Wednesday, August 3, 2011

Dirty Talk

Sabine is suddenly copying almost everything I do. I'm walking around with a living, breathing mirror that displays my best and worst habits.

I first realized she was doing this one morning as we stood side by side brushing our teeth in the bathroom. Sabine moved the brush across her teeth like I did. Then touched her hair the same way I did. When I spit toothpaste into the sink, she leaned over her toes--and spit on the bathroom floor.

She shrugs her shoulders like I do; points her finger when she's mad in the same way; and walks around the house in my shoes and with my bras and t-shirts wrapped around her neck (that's her idea of wearing them since she's still learning to dress).

Lately, too, she's been chucking her toys down the stairs. I couldn't figure out why she was doing this. Does she like to watch them bounce or fall? Then, I caught myself throwing items to the bottom of the stairs so I could put them away on the ground level all at once vs. having to make multiple trips up and down the staircase (some may call this lazy; I call it efficient).

And finally, yesterday, I was in the kitchen when I heard Sabine saying, "shiii, shii" over and over again. For the life of me, I could not figure out what she was trying to say. And then I realized I'd just said, "shit" when I dropped a pot on the floor. Fantastic, I thought. Now I've taught my kid how to swear.

I felt horrible at first that she'd learned this from me. Why can't I react like a civilized adult as opposed to a mad sailor? I do not want Sabine shouting "shit!" in public when she drops her juice cup (although I'd be a little impressed that she'd used the word appropriately). What will people think?

But then I thought, who cares what people think? Sabine is probably not going to grow up yelling out profanities everywhere she goes. The bigger deal I make over certain words, the more she will want to say them. If I let it go, so will she. When I was in second grade, I once yelled "damn," after which I was promptly rushed to the bathroom by my father, who washed my mouth out with soap. And dammit, do you see how well that worked? Now, I have the crappiest, most curse-filled vocabulary on the block.

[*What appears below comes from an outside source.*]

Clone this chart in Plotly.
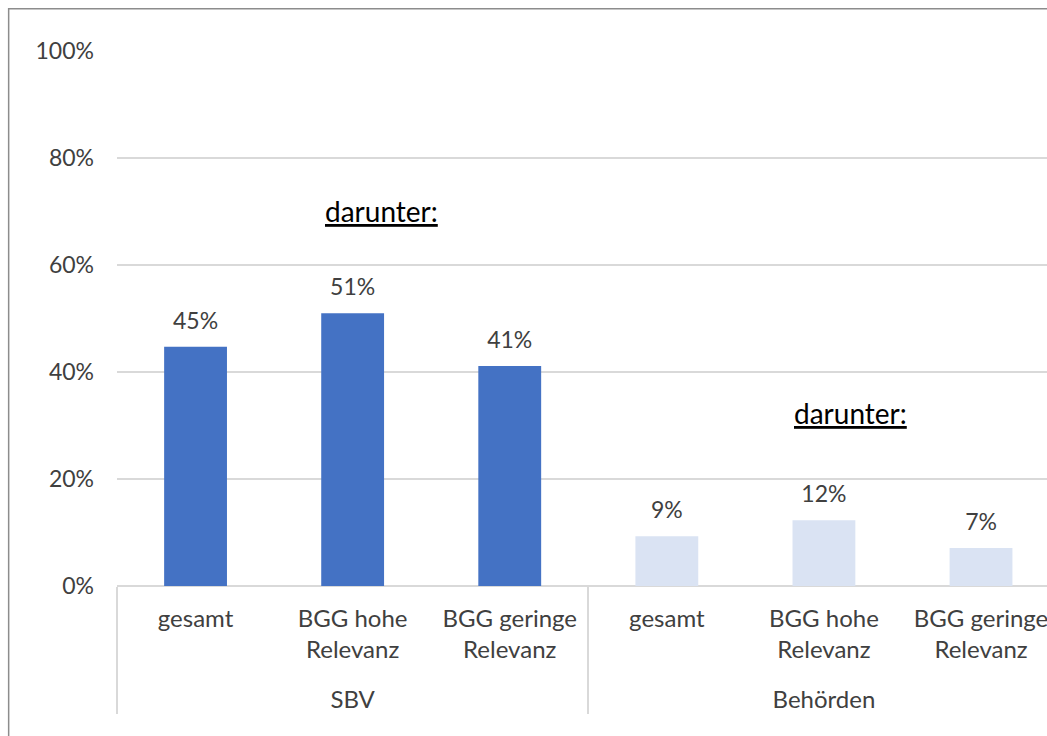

And anyway, there's no real meaning behind a swear word--it's a visceral reaction, an emotional expression. I'd be a hundred times more horrified if Sabine were calling someone a name or exhibiting malicious, bullying, shitty person behavior. My goal is to teach this peanut how to be kind, empathetic, open-hearted, generous, loving, fearless, confident, happy and wise. And speaking of wisdom, something tells me that in terms of a big picture perspective, "shit" isn't such a huge deal and isn't going to hurt anyone--not even a little bit.

I'm not saying I think it's okay to purposefully spew dirty words around your two year old. I don't. I just think if I accidentally utter a naughty word here and there, I should go ahead and let "shit" go--and save my anxieties for bigger things like fear of abduction, general safety, her first boyfriend, intimacy and pregnancy, and if she keeps up the taking-after-mom bit, experimentation and flirting with disaster in an I'm-invincible kind of way that would shake any parent to their very core.


Image via Observando

1 comment:

Leslie said...

I love your take on the bad word thing. So true! Why do we stress about it so much? Puts it in perspective.
And yes, the imitating gets more horrific. My 7yr old has many of my bad habits and it's very weird having this mirror being reflected back at me. It forces me to try and be a better person and example for my kids and everyone around me.